Simple example: accounting runs 1C, email and a couple of browser tabs. A “typical” session is light, but at 10:00 everyone simultaneously generates reports and prints. If you miss that peak, the calculation will be optimistic and queues and long logins will appear after launch.
CPU estimation methodology: how to approximate cores per user
CPU in RDS rarely loads evenly. It’s important to distinguish average load (what you see most of the day) from peaks (what happens during login, starting 1C/browser, opening heavy reports). Plan for the peak, otherwise queues will appear exactly when everyone needs to work.
The practical scheme is simple: measure first, then scale.
Step 1: pilot group and live measurement
Choose a pilot: 10–20 typical users with real tasks and the same apps that will run in production. For 2–3 workdays record host metrics and note events: shift start, mass login, key app launch, printing.

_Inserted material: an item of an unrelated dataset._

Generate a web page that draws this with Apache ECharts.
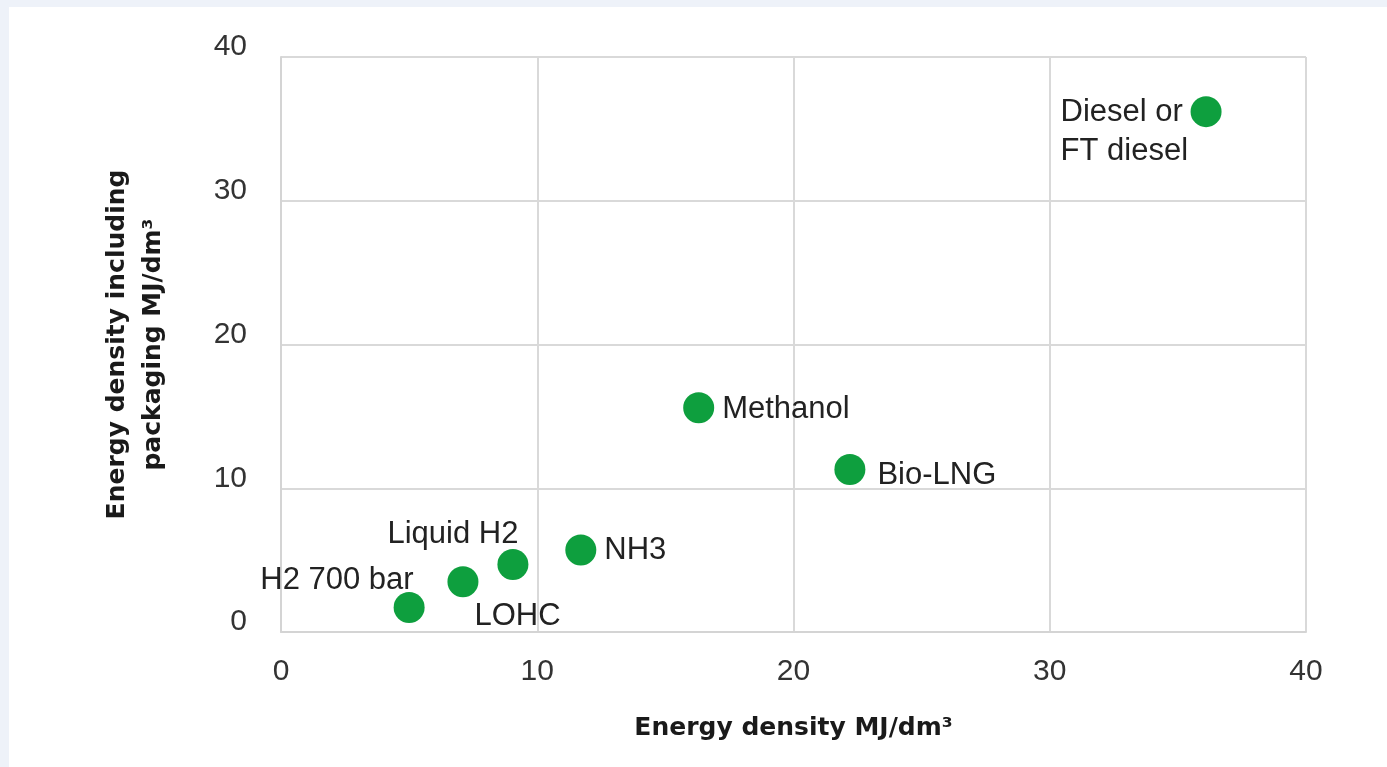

Signs you hit CPU rather than disk or network are usually:
- Processor Queue Length grows and stays high for minutes;
- application response time increases while RAM remains available;
- during mass logins CPU spikes to 90–100% and stays there;
- delays worsen when new sessions start.
Then calculate “cores per user” from the peak: take the server’s peak CPU usage in percent and divide by the number of active sessions at that moment. Example: 16 vCPU, peak 80%, active sessions 40. That gives 16 * 0.8 / 40 = 0.32 vCPU per session. For 120 sessions that’s about 38 vCPU. Add 15–25% headroom for growth and unforeseen loads.
Step 2: account for spikes and choose scaling
Login and app-start spikes often matter more than the “steady” day. If the pilot shows short but sharp peaks, not only adding cores helps but also distributing users.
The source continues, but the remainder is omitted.